- [STATED EXERCISE]: Of the lines below, count those containing the word "React". Reply with the number alone.

- [PROVIDED MATERIAL]:
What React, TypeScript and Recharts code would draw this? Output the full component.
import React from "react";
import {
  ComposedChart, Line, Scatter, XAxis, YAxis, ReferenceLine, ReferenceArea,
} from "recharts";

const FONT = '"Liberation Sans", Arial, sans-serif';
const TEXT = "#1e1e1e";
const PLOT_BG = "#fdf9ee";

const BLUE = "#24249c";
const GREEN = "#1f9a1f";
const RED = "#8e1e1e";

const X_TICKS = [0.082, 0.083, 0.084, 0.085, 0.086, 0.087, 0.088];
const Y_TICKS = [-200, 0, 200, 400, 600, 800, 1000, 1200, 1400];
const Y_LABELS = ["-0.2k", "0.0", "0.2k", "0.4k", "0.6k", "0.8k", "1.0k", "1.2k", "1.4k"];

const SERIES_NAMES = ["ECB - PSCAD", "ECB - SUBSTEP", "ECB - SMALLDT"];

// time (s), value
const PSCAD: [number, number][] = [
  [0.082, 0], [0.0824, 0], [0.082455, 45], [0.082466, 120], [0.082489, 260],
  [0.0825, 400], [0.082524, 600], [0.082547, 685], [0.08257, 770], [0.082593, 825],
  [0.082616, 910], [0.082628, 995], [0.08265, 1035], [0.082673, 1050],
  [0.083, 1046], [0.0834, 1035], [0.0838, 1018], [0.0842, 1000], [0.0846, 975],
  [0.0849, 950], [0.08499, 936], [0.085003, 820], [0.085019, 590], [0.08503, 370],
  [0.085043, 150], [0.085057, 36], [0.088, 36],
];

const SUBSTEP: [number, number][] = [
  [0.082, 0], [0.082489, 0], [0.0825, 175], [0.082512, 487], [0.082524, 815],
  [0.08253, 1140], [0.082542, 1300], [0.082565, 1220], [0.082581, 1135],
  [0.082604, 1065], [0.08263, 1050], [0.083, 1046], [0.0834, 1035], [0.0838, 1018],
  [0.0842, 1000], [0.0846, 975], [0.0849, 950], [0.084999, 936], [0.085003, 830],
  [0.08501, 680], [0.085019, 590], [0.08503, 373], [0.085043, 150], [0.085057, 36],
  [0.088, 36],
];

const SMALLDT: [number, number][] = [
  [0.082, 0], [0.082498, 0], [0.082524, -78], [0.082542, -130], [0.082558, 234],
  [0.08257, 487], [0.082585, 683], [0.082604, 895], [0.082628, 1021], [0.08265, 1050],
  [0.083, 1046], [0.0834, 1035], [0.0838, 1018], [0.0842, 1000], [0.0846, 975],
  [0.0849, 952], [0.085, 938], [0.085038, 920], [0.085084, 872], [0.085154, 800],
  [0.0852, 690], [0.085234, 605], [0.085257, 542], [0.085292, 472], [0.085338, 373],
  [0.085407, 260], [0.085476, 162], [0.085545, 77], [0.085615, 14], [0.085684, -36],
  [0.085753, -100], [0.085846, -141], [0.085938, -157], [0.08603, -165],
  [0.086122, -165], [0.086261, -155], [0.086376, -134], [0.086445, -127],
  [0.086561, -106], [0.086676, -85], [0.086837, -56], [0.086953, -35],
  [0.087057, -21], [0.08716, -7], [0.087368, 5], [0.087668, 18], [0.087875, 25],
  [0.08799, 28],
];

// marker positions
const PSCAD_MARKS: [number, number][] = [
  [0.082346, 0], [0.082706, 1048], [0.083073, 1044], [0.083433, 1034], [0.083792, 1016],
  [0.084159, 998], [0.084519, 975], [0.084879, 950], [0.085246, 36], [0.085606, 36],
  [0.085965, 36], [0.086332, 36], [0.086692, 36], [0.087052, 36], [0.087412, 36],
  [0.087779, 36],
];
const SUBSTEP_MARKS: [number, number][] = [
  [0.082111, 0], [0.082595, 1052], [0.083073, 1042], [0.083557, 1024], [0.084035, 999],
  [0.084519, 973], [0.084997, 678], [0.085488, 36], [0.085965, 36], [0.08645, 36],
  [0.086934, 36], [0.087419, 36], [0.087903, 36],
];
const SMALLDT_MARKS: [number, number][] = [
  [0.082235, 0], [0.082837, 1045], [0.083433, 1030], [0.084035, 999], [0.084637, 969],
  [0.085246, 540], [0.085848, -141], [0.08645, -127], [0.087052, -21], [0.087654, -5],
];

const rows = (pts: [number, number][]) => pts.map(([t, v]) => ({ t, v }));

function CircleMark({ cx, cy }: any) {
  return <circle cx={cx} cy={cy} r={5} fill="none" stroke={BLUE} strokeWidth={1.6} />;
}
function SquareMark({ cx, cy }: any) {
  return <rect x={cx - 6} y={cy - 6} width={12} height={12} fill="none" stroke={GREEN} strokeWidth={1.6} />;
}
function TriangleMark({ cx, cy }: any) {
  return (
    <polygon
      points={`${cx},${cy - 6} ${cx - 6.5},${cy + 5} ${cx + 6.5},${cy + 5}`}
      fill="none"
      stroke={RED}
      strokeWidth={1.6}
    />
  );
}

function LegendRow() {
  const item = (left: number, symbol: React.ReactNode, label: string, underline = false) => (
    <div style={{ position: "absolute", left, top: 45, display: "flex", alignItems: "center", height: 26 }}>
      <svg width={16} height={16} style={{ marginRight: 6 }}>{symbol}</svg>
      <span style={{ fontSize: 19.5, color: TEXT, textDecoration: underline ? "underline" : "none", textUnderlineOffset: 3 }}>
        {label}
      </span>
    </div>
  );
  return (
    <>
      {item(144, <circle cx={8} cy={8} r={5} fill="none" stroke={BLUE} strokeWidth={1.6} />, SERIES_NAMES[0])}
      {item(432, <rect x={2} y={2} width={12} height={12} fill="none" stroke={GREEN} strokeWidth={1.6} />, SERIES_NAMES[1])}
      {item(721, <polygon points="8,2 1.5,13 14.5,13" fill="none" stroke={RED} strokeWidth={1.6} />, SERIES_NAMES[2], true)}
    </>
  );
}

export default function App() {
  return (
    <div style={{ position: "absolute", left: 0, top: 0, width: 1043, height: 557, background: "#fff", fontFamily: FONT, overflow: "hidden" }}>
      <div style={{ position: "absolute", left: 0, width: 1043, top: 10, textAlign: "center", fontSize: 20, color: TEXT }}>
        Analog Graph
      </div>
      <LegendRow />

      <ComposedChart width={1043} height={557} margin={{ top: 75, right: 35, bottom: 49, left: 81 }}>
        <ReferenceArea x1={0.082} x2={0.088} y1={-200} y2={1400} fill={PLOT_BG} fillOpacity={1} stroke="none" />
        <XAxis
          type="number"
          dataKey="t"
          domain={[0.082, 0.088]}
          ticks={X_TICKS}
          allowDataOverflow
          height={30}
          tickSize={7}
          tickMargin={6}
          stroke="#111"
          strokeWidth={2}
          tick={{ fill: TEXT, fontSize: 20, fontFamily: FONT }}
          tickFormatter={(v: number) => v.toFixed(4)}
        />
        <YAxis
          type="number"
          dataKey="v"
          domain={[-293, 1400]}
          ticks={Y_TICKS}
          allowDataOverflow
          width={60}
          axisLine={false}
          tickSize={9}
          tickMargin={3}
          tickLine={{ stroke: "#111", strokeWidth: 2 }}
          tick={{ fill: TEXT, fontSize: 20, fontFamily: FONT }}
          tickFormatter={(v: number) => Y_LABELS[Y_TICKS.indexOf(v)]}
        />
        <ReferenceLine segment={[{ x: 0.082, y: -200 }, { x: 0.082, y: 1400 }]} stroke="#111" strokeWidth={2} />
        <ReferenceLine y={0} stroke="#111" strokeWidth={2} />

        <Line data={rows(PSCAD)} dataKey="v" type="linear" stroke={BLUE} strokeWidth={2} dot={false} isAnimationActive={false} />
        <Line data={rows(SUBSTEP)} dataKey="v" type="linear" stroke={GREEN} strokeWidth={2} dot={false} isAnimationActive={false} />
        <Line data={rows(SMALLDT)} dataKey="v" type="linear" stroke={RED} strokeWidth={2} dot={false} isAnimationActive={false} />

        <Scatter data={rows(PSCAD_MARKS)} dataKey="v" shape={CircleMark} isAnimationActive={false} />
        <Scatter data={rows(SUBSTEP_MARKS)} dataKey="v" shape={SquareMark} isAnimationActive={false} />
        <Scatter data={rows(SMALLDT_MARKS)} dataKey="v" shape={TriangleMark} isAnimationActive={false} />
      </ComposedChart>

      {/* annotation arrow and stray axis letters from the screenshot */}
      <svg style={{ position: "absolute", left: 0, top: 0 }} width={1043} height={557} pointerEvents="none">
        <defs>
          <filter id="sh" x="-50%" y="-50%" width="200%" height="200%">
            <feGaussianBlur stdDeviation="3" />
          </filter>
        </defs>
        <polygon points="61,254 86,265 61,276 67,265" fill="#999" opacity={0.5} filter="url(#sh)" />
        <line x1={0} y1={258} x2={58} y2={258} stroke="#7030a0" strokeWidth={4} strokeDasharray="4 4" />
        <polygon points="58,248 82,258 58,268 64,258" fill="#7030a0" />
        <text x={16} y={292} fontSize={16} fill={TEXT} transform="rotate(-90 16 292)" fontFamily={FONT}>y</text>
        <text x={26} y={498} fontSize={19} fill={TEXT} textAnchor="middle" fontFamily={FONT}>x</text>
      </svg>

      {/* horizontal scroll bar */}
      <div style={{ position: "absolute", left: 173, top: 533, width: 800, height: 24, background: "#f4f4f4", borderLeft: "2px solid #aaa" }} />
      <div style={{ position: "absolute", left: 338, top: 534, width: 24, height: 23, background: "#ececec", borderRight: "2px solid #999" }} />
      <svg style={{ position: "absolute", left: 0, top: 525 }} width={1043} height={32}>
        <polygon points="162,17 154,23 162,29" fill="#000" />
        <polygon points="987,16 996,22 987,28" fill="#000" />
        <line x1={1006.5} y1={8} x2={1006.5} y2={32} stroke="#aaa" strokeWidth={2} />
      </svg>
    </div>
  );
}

- [OUTPUT]: 3